Episode 5 “Amortycan Grickfitti”
Referencing the movie American Graffiti, this story revolves around Summer and Morty stealing Rick’s spaceship to impress a new kid at school. Jerry and Rick have a supposed ‘guy’s night’, which is really just Rick taking him to hang out with demons who love that Jerry’s so lame (because pain is pleasure in their culture). Beth finds out about this, and crashes the party to try and save her husband’s dignity. But she soon joins the demons, laughing about how much Jerry sucks and generally embarrassing him. Meanwhile, Summer and Morty are hosting the new kid, Bruce Chutback, to try and become popular at school. He spots the flying car, compliments how awesome it is, and the three head off into space on a joyride. The flying car, who they convinced to let them drive because Rick was ‘in danger’, reveals that it’s been recording the whole time they’ve been knocking out mailboxes and being delinquents. With the car now in control, they head to a space drive-in, where the car meets a ‘changeformer’ (think Transformer) who invites the four to his party with other changeformers.

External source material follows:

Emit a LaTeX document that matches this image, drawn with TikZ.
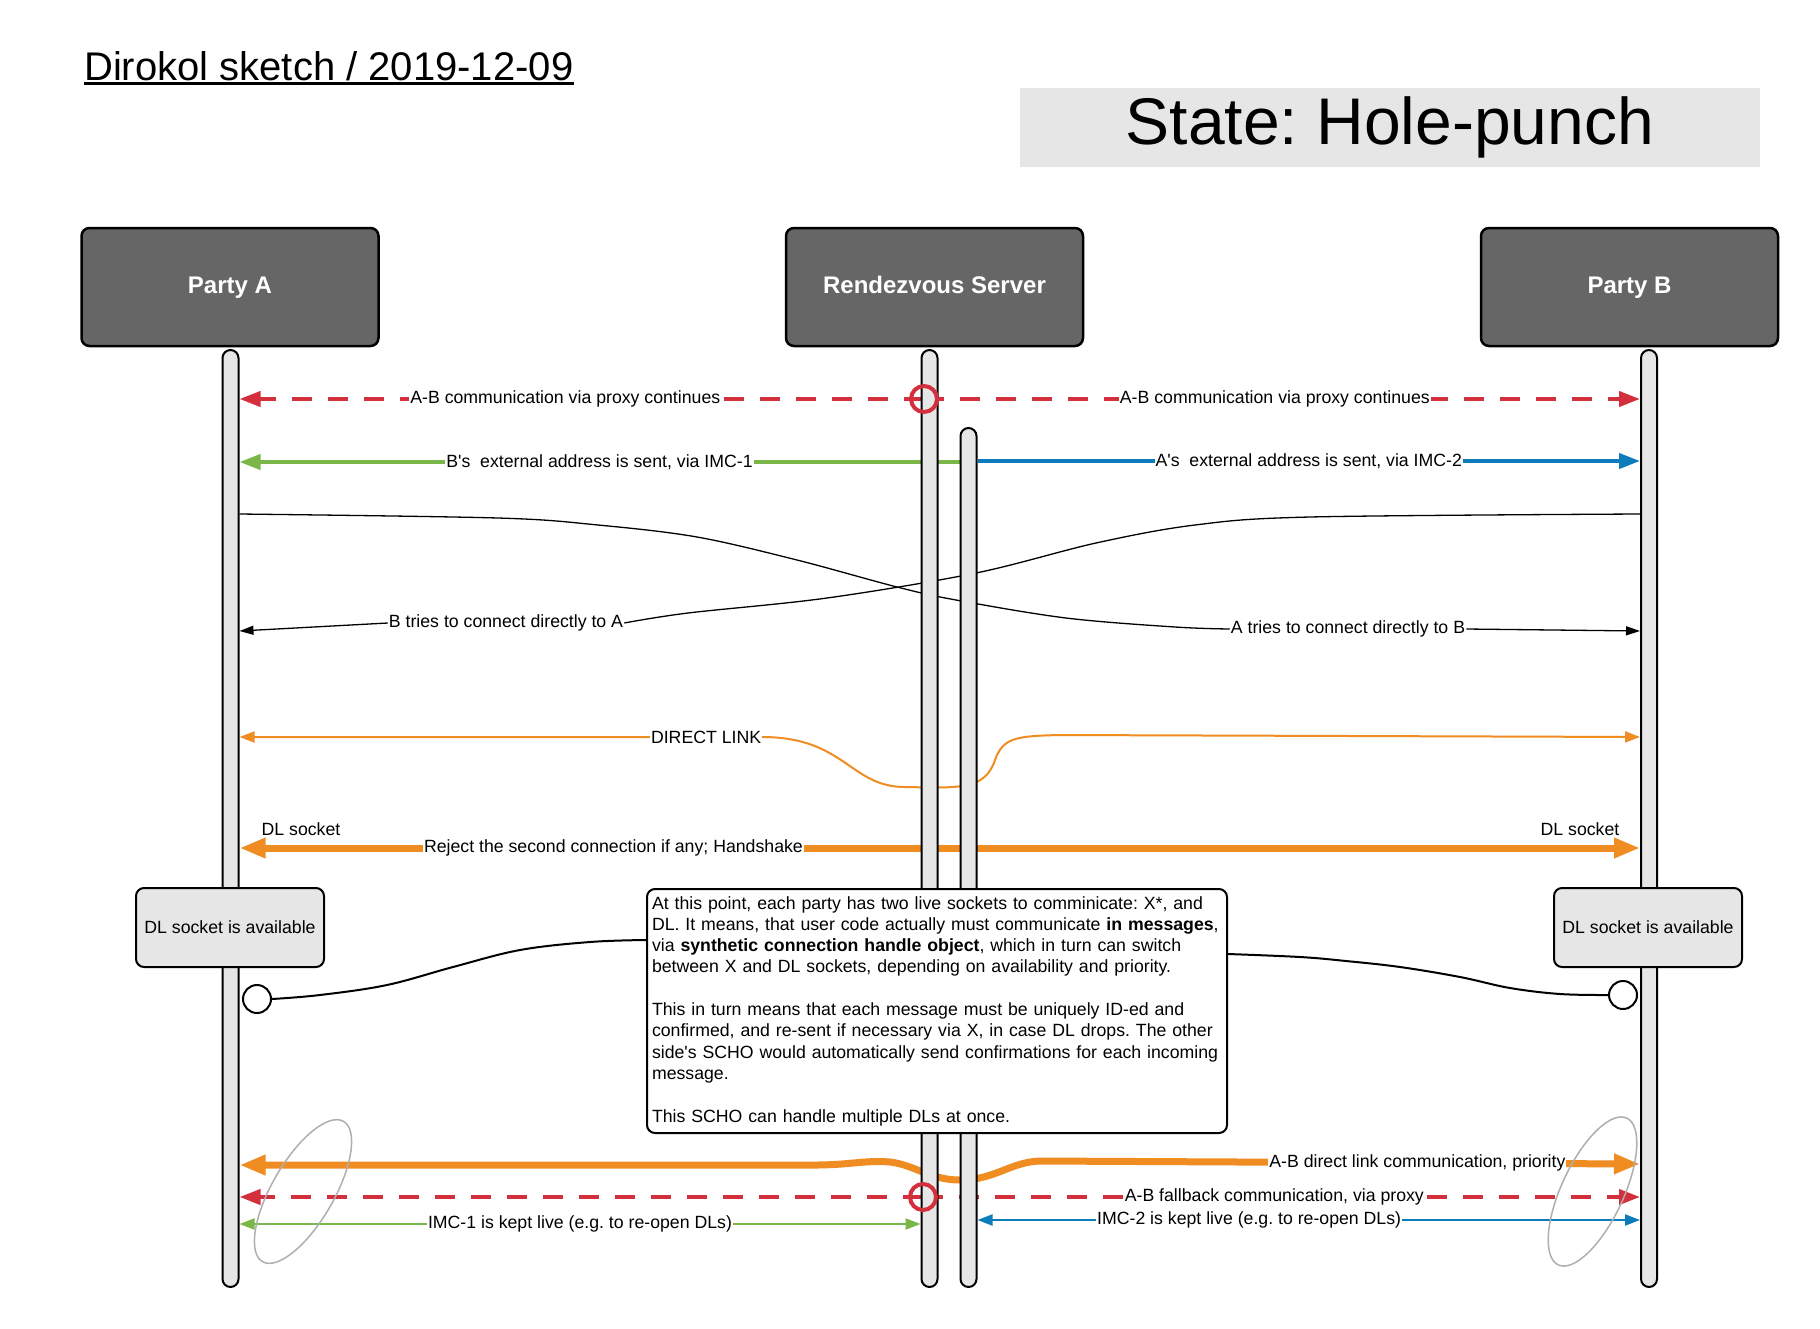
\documentclass[tikz,border=0pt]{standalone}
\usepackage{fontspec}
\setmainfont{Liberation Sans}
\newfontfamily\lsans{Liberation Sans}
\usetikzlibrary{arrows.meta,calc,shapes.geometric}
\definecolor{lred}{RGB}{211,47,60}
\definecolor{lgreen}{RGB}{122,182,72}
\definecolor{lblue}{RGB}{12,124,186}
\definecolor{lorange}{RGB}{239,141,34}
\definecolor{headfill}{RGB}{102,102,102}
\definecolor{barfill}{RGB}{230,230,230}
\definecolor{ellgray}{RGB}{175,175,175}
\pgfdeclarelayer{bg}
\pgfsetlayers{bg,main}
\newcommand{\lblfont}{\lsans\fontsize{17.7pt}{21.3pt}\selectfont\frenchspacing}
\begin{document}
\begin{tikzpicture}[x=1pt,y=-1pt,
  headbox/.style={draw=black,line width=2.5pt,fill=headfill,rounded corners=8pt,
    minimum width=297pt,minimum height=118pt,text=white,text height=17.5pt,text depth=5pt,
    font=\lsans\fontsize{24pt}{28pt}\selectfont\bfseries},
  lifebar/.style={draw=black,line width=2pt,fill=barfill,rounded corners=8pt,
    minimum width=16pt,inner sep=0pt},
  lbl/.style={fill=white,inner sep=1pt,font=\lblfont,text=black},
  plain/.style={inner sep=1pt,font=\lblfont,text=black},
  redcirc/.style={circle,draw=lred,line width=4pt,minimum size=26pt,inner sep=0pt},
  reddash/.style={draw=lred,line width=4pt,dash pattern=on 20pt off 16pt},
  gthick/.style={draw=lgreen,line width=4pt},
  bthick/.style={draw=lblue,line width=4pt},
  gthin/.style={draw=lgreen,line width=2pt},
  bthin/.style={draw=lblue,line width=2pt},
  othick/.style={draw=lorange,line width=7pt},
  othin/.style={draw=lorange,line width=2pt},
  kthin/.style={draw=black,line width=1.3pt},
  dlbox/.style={draw=black,line width=2pt,fill=barfill,rounded corners=8pt,
    minimum width=188pt,minimum height=79pt,font=\lblfont},
  sockc/.style={circle,draw=black,line width=2pt,fill=white,minimum size=28pt,inner sep=0pt},
  notebox/.style={draw=black,line width=2pt,fill=white,rounded corners=8pt,anchor=north west,
    minimum width=580pt,minimum height=244pt,text width=570pt,inner xsep=5pt,inner ysep=0pt,
    align=left,font=\lblfont},
  ell/.style={ellipse,draw=ellgray,line width=1.5pt,minimum width=162pt,minimum height=62pt,inner sep=0pt}
]
\begin{pgfonlayer}{bg}
\fill[white] (0,0) rectangle (1820,1328);
\end{pgfonlayer}
\useasboundingbox (0,0) rectangle (1820,1328);

% title and state
\node[anchor=base west,inner sep=0pt,font=\lsans\fontsize{40pt}{48pt}\selectfont] (title) at (84,80) {Dirokol sketch / 2019-12-09};
\draw[line width=3pt] ([yshift=-3pt]title.base west) -- ([yshift=-3pt]title.base east);
\node[fill=barfill,minimum width=740pt,minimum height=79pt,inner sep=0pt,
  font=\lsans\fontsize{66pt}{72pt}\selectfont\frenchspacing] (state) at (1390,127.5) {State: Hole-punch};

% lifelines
\node[lifebar,minimum height=937pt] (barA) at (230.5,818.5) {};
\node[lifebar,minimum height=937pt] (barS1) at (929.5,818.5) {};
\node[lifebar,minimum height=859pt] (barS2) at (968.5,857.5) {};
\node[lifebar,minimum height=937pt] (barB) at (1649,818.5) {};

% heads
\node[headbox] (hA) at (230,287) {Party A};
\node[headbox] (hS) at (934.5,287) {Rendezvous Server};
\node[headbox] (hB) at (1629.5,287) {Party B};

% proxy circles
\node[redcirc] (rc1) at (924,399) {};
\node[redcirc] (rc2) at (923,1197) {};

% endpoints
\coordinate (A1) at (barA.east |- 0,399);
\coordinate (B1) at (barB.west |- 0,399);
\coordinate (A2) at (barA.east |- 0,462);
\coordinate (S2W2) at (barS2.west |- 0,462);
\coordinate (S2E2) at (barS2.east |- 0,461);
\coordinate (B2) at (barB.west |- 0,461);
\coordinate (Ab3) at (barA.east |- 0,514);
\coordinate (Bb3) at (barB.west |- 0,514);
\coordinate (A3) at (barA.east |- 0,631);
\coordinate (B3) at (barB.west |- 0,631);
\coordinate (A4) at (barA.east |- 0,737);
\coordinate (B4) at (barB.west |- 0,737);
\coordinate (A5) at (barA.east |- 0,848);
\coordinate (B5) at (barB.west |- 0,848);
\coordinate (A6) at (barA.east |- 0,1165);
\coordinate (B6) at (barB.west |- 0,1164);
\coordinate (A7) at (barA.east |- 0,1197);
\coordinate (B7) at (barB.west |- 0,1197);
\coordinate (A8) at (barA.east |- 0,1224);
\coordinate (S1W8) at (barS1.west |- 0,1224);
\coordinate (S2E9) at (barS2.east |- 0,1220);
\coordinate (B9) at (barB.west |- 0,1220);

\begin{pgfonlayer}{bg}
% proxy (top)
\draw[reddash,-{Triangle[length=21pt,width=15pt]}] (rc1.center) -- node[lbl,pos=0.524]{A-B communication via proxy continues} (A1);
\draw[reddash,-{Triangle[length=21pt,width=15pt]}] (rc1.center) -- node[lbl,pos=0.49]{A-B communication via proxy continues} (B1);
% external addresses
\draw[gthick,-{Triangle[length=21pt,width=15pt]}] (S2W2) -- node[lbl,pos=0.5]{B's\ \ external address is sent, via IMC-1} (A2);
\draw[bthick,-{Triangle[length=21pt,width=15pt]}] (S2E2) -- node[lbl,pos=0.5]{A's\ \ external address is sent, via IMC-2} (B2);
% direct connection tries
\node[lbl] (lAB) at (1348,629) {A tries to connect directly to B};
\node[lbl] (lBA) at (506,623) {B tries to connect directly to A};
\draw[kthin] plot[smooth,tension=0.55] coordinates {(Ab3) (498,518) (598,525) (697,537) (797,560) (897,587) (956,600) (1066,618) (1175,627) (lAB.west)};
\draw[kthin,-{Triangle[length=14pt,width=9pt]}] (lAB.east) -- (B3);
\draw[kthin] plot[smooth,tension=0.55] coordinates {(Bb3) (1310,517) (1195,525) (1096,543) (976,573) (827,598) (688,613) (lBA.east)};
\draw[kthin,-{Triangle[length=14pt,width=9pt]}] (lBA.west) -- (A3);
% direct link
\draw[othin,{Triangle[length=15pt,width=11pt]}-{Triangle[length=15pt,width=11pt]}] (A4) -- node[lbl,pos=0.893]{DIRECT LINK} (762,737)
  .. controls (845,737) and (850,787) .. (905,787)
  .. controls (960,788) and (985,790) .. (995,760)
  .. controls (1003,738) and (1015,736) .. (1060,735) -- (B4);
% handshake
\draw[othick,{Triangle[length=26pt,width=19pt]}-{Triangle[length=26pt,width=19pt]}] (A5) -- node[lbl,pos=0.267]{Reject the second connection if any; Handshake} (B5);
% bottom: direct link priority
\draw[othick,{Triangle[length=26pt,width=19pt]}-{Triangle[length=26pt,width=19pt]}] (A6) -- (815,1165)
  .. controls (850,1165) and (865,1160) .. (890,1162)
  .. controls (915,1165) and (930,1180) .. (960,1180)
  .. controls (995,1180) and (1010,1162) .. (1040,1161)
  -- node[lbl,pos=0.629]{A-B direct link communication, priority} (B6);
% bottom: fallback
\draw[reddash,-{Triangle[length=21pt,width=15pt]}] (rc2.center) -- (A7);
\draw[reddash,-{Triangle[length=21pt,width=15pt]}] (rc2.center) -- node[lbl,pos=0.49]{A-B fallback communication, via proxy} (B7);
% bottom: IMC keep-alive
\draw[gthin,{Triangle[length=15pt,width=11pt]}-{Triangle[length=15pt,width=11pt]}] (A8) -- node[lbl,pos=0.5]{IMC-1 is kept live (e.g. to re-open DLs)} (S1W8);
\draw[bthin,{Triangle[length=15pt,width=11pt]}-{Triangle[length=15pt,width=11pt]}] (S2E9) -- node[lbl,pos=0.41]{IMC-2 is kept live (e.g. to re-open DLs)} (B9);
\end{pgfonlayer}

% DL socket labels
\node[plain] (dlsA) at (301,829) {DL socket};
\node[plain] (dlsB) at (1580,829) {DL socket};

% DL socket available boxes and sockets
\node[dlbox] (dlA) at (230,927.5) {DL socket is available};
\node[dlbox] (dlB) at (1648,927.5) {DL socket is available};
\node[sockc] (cA) at (257,999) {};
\node[sockc] (cB) at (1623,995) {};

% note
\node[notebox] (note) at (646,888) {%
\mbox{At this point, each party has two live sockets to comminicate: X*, and}\\
\mbox{DL. It means, that user code actually must communicate \textbf{in messages},}\\
\mbox{via \textbf{synthetic connection handle object}, which in turn can switch}\\
\mbox{between X and DL sockets, depending on availability and priority.}\\[21.3pt]
\mbox{This in turn means that each message must be uniquely ID-ed and}\\
\mbox{confirmed, and re-sent if necessary via X, in case DL drops. The other}\\
\mbox{side's SCHO would automatically send confirmations for each incoming}\\
\mbox{message.}\\[21.3pt]
\mbox{This SCHO can handle multiple DLs at once.}};
\coordinate (nL) at (note.west |- 0,940);
\coordinate (nR) at (note.east |- 0,954);
\draw[line width=2pt] plot[smooth,tension=0.6] coordinates {(cA.east) (320,995) (387,985) (453,967) (520,950) (590,942) (nL)};
\draw[line width=2pt] plot[smooth,tension=0.6] coordinates {(nR) (1300,957) (1346,961) (1400,967) (1460,977) (1510,988) (1560,994) (cB.west)};

% highlight ellipses
\node[ell,rotate=60] (eL) at (303,1191.5) {};
\node[ell,rotate=65] (eR) at (1592.5,1191.5) {};
\end{tikzpicture}
\end{document}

The teens help the car disguise herself as a changeformer, but after the disguise fails, she’s rejected from the party and murders the changeformers in a fit of rage. Bruce, Summer, and Morty eject themselves from the runaway car, but are arrested by space police shortly after. Back at the lounge, Jerry is in the bathroom and overhears the demons talking about how much he sucks. Hurt, he comes out and confronts Beth and Rick, much to the annoyance of the demons (who then capture Jerry and take him with them through a Hell portal). Beth and Rick dress up as demons, and open a portal to Hell in order to save Jerry. They try to infiltrate the demon’s hideout, dressed in black leather disguises, but the demons chain them up next to Jerry. After some clever wordplay from Rick, the three are released from the chains and escape. After murdering their way out of the lair, Rick opens a portal back to Earth. Rick’s car infiltrates Summer, Bruce, and Morty’s trial, blowing up their public defender (who the car was controlling with a chip in his brain), and breaks the teens out of prison. They arrive back home just in time for the return of Rick, Beth, and Jerry, who are none the wiser to all the things they did. After all that happened, Bruce doesn’t really think any different of Morty or Summer, and decides to hang out with the cool kids at school instead.